In July 2018 a woman aged 57 collapsed at her home in Bury St Edmunds. She was admitted to West Suffolk Hospital where she subsequently died. The cause of death was given as multi-organ failure after complications.
Her husband later related how he was informed at the hospital that, instead of saline, his wife had incorrectly been given glucose. The consultant had added that the impact of this error could have been “brain damage or death”. Although the hospital had thus fulfilled its duty of candour obligation, the husband said that many questions remained unanswered. In particular, he wanted to know whether his wife could have survived but for these errors and what changes could be made to protect other patients in the future.
At the start of the inquest late in 2019, the woman’s family did acknowledge that her death was the “progression of a naturally occurring disease”. However, they were keen to know if errors at the hospital might have contributed to her death. The coroner agreed the family’s request. He appointed an independent expert witness to review the woman’s medical records and, when reporting, to give their opinion whether errors at the hospital had contributed to her death.
In the intervening period between the woman’s death and the inquest, her family received an anonymous letter highlighting errors in her surgery which had caused her death.
Where the whistleblower in this case has erred is by raising concerns with the woman’s family and not with the employer Trust. However, when the hospital learned of this letter, their response was to request that staff provide fingerprints and samples of handwriting. This “chilling” response was described as “aggressive and intimidating” and as contradicting “any concept of good safety”. The hospital has now asked NHS England to review its handling of the case.
Whistleblowers have enjoyed significant protection since the Public Interest Disclosure Act 1998. Any disclosure that the “health or safety of any individual has been, is being or is likely to be endangered” is sacrosanct. However, within the NHS, the whistleblower’s journey has not been a smooth ride.
In 2015 Monitor felt impelled to warn that anyone bullying a whistleblower could be potentially liable to disciplinary action. Then last year the Freedom to Speak Up Review identified a number of improvements which should help whistleblowers and embed the culture of raising concerns.
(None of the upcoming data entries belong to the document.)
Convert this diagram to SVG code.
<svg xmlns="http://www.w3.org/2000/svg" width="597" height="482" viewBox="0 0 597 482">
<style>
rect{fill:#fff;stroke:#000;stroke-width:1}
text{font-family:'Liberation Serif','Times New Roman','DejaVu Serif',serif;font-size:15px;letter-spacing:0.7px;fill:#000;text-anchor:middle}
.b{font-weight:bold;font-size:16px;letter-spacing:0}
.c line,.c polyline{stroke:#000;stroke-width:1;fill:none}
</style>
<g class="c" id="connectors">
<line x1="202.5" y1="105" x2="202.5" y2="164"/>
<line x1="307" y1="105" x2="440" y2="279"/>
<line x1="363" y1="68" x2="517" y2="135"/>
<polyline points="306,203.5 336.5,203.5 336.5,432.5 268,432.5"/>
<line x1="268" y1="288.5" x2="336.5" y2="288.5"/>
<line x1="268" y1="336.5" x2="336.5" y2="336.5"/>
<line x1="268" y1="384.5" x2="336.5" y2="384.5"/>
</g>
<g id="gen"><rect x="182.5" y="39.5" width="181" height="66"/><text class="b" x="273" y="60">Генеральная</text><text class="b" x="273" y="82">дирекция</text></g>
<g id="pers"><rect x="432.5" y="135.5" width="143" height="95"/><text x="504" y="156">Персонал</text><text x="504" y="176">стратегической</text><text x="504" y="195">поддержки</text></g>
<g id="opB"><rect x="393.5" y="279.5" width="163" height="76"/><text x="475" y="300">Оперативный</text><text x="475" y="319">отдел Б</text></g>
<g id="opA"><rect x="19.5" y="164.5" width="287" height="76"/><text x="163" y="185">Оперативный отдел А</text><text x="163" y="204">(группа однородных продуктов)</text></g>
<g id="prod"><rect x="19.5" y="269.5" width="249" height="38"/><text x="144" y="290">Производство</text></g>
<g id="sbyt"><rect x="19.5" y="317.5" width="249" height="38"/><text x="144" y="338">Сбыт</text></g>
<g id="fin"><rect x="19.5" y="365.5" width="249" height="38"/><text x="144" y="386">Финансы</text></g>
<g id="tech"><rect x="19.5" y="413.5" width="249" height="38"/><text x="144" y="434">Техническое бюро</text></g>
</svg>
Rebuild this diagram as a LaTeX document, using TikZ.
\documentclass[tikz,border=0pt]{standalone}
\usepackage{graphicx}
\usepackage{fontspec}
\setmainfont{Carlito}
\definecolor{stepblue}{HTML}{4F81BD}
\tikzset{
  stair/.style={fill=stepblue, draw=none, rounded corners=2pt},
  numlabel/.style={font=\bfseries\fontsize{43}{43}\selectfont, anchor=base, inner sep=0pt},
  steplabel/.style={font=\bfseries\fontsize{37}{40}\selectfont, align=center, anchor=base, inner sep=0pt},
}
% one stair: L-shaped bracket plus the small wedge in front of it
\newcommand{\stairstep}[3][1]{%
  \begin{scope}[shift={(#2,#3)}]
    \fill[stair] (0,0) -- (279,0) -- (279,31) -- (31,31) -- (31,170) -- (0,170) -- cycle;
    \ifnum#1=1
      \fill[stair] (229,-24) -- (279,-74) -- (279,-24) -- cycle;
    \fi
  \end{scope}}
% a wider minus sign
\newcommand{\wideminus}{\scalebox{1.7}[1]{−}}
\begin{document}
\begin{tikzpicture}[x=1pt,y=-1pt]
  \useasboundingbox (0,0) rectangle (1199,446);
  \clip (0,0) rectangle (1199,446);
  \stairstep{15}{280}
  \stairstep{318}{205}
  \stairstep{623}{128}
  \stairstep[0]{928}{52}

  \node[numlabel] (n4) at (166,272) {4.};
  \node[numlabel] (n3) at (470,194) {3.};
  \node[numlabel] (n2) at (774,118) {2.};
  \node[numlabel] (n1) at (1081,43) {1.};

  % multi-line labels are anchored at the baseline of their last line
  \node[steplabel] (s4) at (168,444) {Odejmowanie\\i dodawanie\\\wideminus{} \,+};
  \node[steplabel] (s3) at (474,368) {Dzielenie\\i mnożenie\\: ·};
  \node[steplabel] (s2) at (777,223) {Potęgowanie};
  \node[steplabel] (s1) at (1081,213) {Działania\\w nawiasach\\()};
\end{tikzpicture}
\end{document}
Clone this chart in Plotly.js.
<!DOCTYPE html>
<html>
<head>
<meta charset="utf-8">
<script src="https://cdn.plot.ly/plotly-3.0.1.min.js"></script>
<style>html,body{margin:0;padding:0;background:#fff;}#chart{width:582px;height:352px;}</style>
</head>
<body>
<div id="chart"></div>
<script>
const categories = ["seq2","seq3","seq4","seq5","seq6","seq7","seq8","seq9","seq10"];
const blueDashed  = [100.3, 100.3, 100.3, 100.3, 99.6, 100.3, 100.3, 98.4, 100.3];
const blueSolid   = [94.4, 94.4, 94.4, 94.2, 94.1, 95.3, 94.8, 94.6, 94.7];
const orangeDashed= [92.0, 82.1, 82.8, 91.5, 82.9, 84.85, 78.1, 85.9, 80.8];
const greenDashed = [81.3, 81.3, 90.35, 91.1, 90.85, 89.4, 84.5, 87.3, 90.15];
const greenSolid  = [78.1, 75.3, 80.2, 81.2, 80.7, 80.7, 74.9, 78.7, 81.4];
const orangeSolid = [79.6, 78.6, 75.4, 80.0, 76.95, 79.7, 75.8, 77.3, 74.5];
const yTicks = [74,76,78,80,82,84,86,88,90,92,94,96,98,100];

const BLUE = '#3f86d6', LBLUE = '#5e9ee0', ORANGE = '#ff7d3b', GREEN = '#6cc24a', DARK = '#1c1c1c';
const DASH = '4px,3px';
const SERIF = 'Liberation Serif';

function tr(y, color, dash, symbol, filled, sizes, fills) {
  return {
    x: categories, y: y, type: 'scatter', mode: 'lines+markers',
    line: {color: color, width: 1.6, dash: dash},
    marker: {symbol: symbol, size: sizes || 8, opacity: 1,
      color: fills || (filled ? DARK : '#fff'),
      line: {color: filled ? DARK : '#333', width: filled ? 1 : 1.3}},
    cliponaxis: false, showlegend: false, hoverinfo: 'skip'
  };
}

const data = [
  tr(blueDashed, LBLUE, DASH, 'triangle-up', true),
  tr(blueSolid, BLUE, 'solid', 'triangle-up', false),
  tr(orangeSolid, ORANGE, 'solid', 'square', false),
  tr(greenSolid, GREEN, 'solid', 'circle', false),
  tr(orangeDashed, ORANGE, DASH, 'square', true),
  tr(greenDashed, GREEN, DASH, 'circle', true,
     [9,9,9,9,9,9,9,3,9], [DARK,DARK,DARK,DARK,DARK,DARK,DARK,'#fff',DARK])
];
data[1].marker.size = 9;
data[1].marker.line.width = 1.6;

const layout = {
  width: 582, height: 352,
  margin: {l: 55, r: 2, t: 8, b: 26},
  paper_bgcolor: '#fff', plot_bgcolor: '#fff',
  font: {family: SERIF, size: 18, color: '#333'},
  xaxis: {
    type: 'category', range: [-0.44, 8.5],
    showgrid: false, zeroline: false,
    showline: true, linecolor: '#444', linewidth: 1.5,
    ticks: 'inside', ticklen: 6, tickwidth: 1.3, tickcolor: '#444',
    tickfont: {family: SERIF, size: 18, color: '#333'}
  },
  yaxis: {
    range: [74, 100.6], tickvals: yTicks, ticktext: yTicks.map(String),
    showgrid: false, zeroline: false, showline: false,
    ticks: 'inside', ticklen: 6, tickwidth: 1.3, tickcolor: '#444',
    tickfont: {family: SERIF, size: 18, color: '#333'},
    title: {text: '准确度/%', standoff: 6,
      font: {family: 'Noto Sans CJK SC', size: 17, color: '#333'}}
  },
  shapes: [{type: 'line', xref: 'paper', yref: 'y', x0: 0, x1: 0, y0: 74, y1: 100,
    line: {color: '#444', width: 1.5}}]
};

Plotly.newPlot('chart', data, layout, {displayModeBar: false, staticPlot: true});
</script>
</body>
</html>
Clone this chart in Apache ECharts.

Staff should receive training and, if necessary, be supported to find alternative employment. Within each Trust there should be a “speak up guardian” – a dedicated person to whom concerns could be raised, even informally.
The Review highlights both the obstacles which a whistleblower must surmount and also the pivotal role played by the trust as employer. For its part the hospital trust has characterised the anonymous letter as a serious data breach “where confidential patient information was shared inappropriately”. It has since conceded that fingerprint requests were inappropriate but has alleged that it has identified a consultant as the writer of the letter to the woman’s family.
Whether describing his late wife’s care, in a letter to her husband, could be described as a “serious breach” is a matter of opinion. It is easier to be critical of staff fingerprinting and handwriting tests and difficult to characterise the hospital’s overall response in this case as proportionate. Above all it is important to bear in mind the title of the Act, which introduced protection for whistleblowers over 20 years ago. It referred to disclosures which were made in the public interest.